2. Diese tatsächlichen Voraussetzungen sind auch im vorliegenden Falle gegeben. Der Kläger war seit März 1987 fortwährend arbeitsunfähig krank und bezog zunächst Krankengeld. Nach Aussteuerung durch die Krankenkasse beantragte er im März 1988 Arbeitslosengeld gemäß § 105 a AFG und später Rente. Mit Schreiben vom 9. Juni 1988 hat die Beklagte gegenüber dem Arbeitsamt auf ihr Direktionsrecht gegenüber dem Kläger verzichtet. Durch diese tatsächlichen Umstände sind die durch das an sich fortbestehende Arbeitsverhältnis begründeten Bindungen von Arbeitnehmer und Arbeitgeber in einer Weise gelockert, daß die Annahme gerechtfertigt ist, ein Arbeitsverhältnis i.S. des TV–13. Monatseinkommen liege nicht mehr vor. Derjenige Arbeitnehmer, der lange Zeit arbeitsunfähig krank ist, von der Krankenkasse ausgesteuert wurde und der mit der Wiederherstellung seiner Arbeitsfähigkeit kaum rechnet, beantragt Arbeitslosengeld nicht deshalb, um die Zeit bis zur Wiederaufnahme seiner Tätigkeit im fortbestehenden Arbeitsverhältnis zu überbrücken, sondern für die Zeit, bis ihm eine Rente wegen Berufs- oder Erwerbsunfähigkeit bewilligt wird. Für ihn ist das bestehende Arbeitsverhältnis ohne wirtschaftliche Bedeutung.

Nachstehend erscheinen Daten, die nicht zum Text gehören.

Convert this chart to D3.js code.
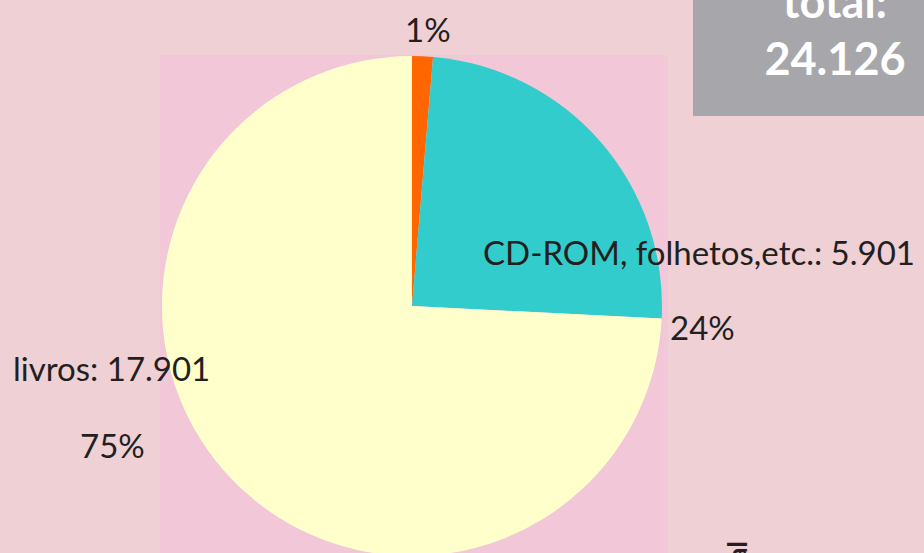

Auch der Arbeitgeber, der die AFG-Bescheinigung ausstellt, um dem Arbeitnehmer den Bezug vom Arbeitslosengeld zu ermöglichen, geht dabei in der Regel davon aus, daß zumindest von dem Zeitpunkt der Beantragung des Arbeitslosengeldes an eine Wiederbelebung des Arbeitsverhältnisses nicht mehr in Frage kommen wird. Das gleichwohl rechtlich noch fortbestehende Arbeitsverhältnis ist daher nur noch formaler Natur und vermag einen Anspruch aus § 2 Abs. 1 TV–13. Monatseinkommen nicht mehr zu begründen.
III. Die Kostenentscheidung folgt aus § 91 ZPO.